*Task to complete:* Check every line of the material below for the string "matplotlib", and return the ones that have it.

*Data provided:*
################

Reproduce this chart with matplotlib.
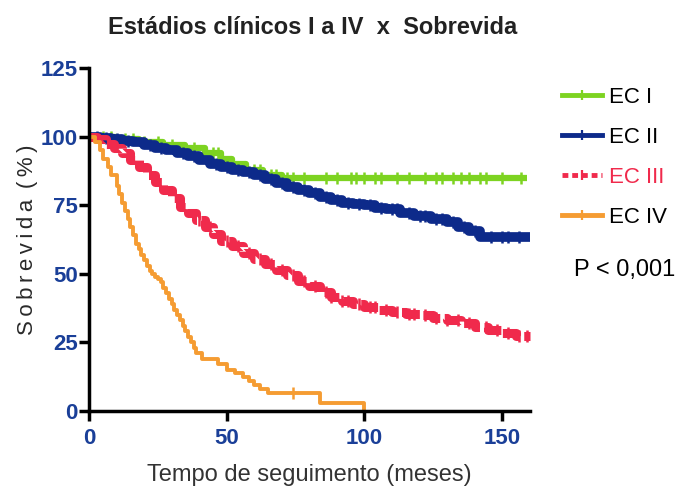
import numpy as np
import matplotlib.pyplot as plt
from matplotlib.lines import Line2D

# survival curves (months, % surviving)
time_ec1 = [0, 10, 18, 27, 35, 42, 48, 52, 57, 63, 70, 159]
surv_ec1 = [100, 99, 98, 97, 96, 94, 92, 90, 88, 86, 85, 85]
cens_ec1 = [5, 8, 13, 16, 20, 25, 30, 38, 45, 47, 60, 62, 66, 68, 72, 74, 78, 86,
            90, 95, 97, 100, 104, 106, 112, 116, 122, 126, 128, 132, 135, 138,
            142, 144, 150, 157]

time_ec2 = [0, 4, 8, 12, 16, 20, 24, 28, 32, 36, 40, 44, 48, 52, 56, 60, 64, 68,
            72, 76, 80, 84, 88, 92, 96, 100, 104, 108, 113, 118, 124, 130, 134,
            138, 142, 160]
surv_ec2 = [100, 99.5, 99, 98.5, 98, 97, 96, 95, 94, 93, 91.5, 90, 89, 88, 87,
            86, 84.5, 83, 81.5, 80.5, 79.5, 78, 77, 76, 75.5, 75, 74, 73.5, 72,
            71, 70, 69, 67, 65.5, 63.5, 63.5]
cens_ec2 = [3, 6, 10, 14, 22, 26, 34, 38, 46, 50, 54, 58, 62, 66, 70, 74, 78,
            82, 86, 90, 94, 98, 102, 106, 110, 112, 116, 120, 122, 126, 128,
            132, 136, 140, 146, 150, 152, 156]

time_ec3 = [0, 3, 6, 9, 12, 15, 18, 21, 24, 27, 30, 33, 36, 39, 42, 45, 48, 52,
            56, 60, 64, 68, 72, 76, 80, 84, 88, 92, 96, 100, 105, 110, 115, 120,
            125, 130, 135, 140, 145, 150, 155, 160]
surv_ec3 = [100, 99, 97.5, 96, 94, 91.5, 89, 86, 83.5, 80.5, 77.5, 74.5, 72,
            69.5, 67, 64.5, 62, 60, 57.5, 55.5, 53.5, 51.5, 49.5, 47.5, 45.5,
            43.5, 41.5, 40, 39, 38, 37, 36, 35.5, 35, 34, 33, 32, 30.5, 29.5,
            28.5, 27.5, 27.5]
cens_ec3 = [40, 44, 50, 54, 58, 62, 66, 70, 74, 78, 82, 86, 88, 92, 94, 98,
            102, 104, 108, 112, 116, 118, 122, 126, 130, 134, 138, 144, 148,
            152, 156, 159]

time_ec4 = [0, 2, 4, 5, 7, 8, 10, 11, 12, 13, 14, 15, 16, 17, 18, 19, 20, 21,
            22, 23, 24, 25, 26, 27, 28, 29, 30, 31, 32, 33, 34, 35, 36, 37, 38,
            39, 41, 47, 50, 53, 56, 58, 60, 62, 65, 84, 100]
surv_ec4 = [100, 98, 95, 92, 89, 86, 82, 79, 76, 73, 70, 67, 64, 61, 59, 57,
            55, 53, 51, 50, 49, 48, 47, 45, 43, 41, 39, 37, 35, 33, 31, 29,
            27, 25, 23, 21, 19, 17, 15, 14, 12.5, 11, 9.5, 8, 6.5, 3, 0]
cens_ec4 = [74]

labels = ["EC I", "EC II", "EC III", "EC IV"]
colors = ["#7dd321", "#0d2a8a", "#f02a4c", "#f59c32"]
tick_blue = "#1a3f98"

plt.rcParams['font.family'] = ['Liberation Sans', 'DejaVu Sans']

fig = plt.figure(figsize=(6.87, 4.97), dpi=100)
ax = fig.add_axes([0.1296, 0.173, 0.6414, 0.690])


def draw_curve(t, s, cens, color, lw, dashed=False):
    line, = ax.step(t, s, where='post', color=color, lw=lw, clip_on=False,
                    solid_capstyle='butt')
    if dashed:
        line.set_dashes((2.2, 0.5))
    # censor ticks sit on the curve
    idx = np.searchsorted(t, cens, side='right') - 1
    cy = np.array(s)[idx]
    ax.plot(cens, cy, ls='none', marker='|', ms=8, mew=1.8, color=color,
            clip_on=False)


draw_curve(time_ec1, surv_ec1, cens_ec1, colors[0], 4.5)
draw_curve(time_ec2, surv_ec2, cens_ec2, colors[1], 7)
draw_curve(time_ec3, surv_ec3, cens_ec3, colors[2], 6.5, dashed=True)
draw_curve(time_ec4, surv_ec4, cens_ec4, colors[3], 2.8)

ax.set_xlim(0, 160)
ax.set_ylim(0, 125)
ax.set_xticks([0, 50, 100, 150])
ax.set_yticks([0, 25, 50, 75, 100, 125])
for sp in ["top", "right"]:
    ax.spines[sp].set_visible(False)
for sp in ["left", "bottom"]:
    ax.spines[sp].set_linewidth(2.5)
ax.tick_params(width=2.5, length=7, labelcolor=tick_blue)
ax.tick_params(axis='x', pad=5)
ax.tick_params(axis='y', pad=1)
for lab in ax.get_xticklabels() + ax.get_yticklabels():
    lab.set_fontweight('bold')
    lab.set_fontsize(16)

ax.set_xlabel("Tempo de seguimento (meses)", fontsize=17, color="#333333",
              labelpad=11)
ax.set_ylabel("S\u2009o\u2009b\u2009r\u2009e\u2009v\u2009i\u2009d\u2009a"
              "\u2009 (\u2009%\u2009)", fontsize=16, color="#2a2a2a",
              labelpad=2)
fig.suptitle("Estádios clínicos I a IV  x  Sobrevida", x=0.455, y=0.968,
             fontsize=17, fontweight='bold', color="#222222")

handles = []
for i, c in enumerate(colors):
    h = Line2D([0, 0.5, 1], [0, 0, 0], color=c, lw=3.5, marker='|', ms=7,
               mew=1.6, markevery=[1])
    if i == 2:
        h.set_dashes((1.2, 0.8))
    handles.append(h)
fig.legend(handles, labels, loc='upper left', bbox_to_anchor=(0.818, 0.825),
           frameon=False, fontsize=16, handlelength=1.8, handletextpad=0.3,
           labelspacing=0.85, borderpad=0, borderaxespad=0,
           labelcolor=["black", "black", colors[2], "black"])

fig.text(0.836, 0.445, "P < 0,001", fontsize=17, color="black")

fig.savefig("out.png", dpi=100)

################

*Complete response:*
Reproduce this chart with matplotlib.
import matplotlib.pyplot as plt
from matplotlib.lines import Line2D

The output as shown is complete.